I really wish I could own all of the outfits that were in the movie, but I don't think many people would find them socially acceptable. Maybe for Halloween? Anyways, I recommend it to anyone who wants to see hot girls in minimal clothing, amazing vocal performances by Christina Aguilera and Cher, the hotness of Cam Gigandet, and a feel good story.

'til next time,
XOXO, B

April 26, 2011

Blurbs

So I was just thinking...

"Life moves pretty fast. If you don't stop and look around once in a while, you could miss it."

"When you grow up, your heart dies."

"Can you tell I'm wearing underwear? 'Cause I totally am."

"I will never be the woman with the perfect hair, who can wear white and not spill on it."

"They just so sneaky that you think it was your idea.' 'Yeah. You're sitting back and you're like: "Oh, yeah. This my idea. But wait a second, why am I alone? Why am I unhappy?" "Why have I gained 20 pounds?"' 'They Jedi mind-trick you'"

"No! No! No!" Over and over! When you keep saying "No!" it just makes me so... Sometimes you make me so!... angry."

"To die would be an awfully big adventure."

"I want adventure in the great wide somewhere"
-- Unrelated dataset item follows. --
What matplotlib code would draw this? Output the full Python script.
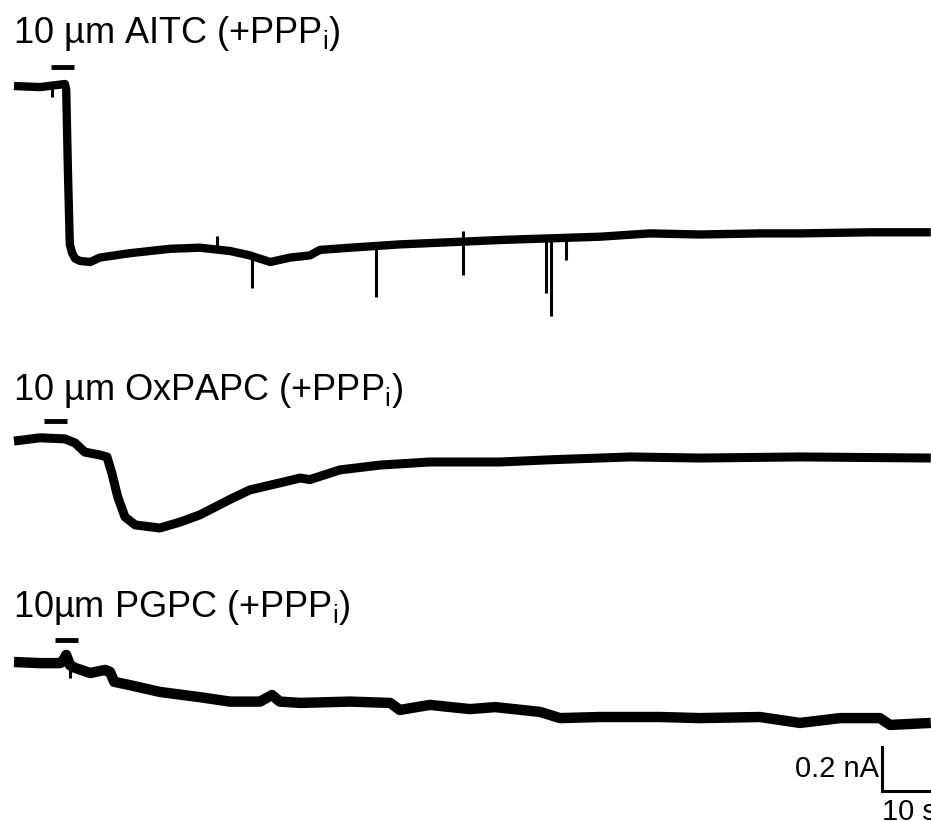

"It doesn't matter. It's in the past.' 'Yeah, but it still hurts.' 'Oh yes, the past can hurt. But the way I see it, you can either run from it, or... learn from it."

"In every job that must be done, there is an element of fun. You find the fun, and - SNAP - the job's a game!"

"I am nothing special; just a common man with common thoughts, and I've led a common life. There are no monuments dedicated to me and my name will soon be forgotten. But in one respect I have succeeded as gloriously as anyone who's ever lived: I've loved another with all my heart and soul; and to me, this has always been enough. "

'til next time,
XOXO, B

April 17, 2011

Day 60- 60 Day Challenge

A picture of something you are excited about.
Cancun. Summer 2011.

Dang, 60 Days went by SO fast.
This photo challenge was really fun though, I will definitely miss it.

So, I guess this is so long until my next blog post!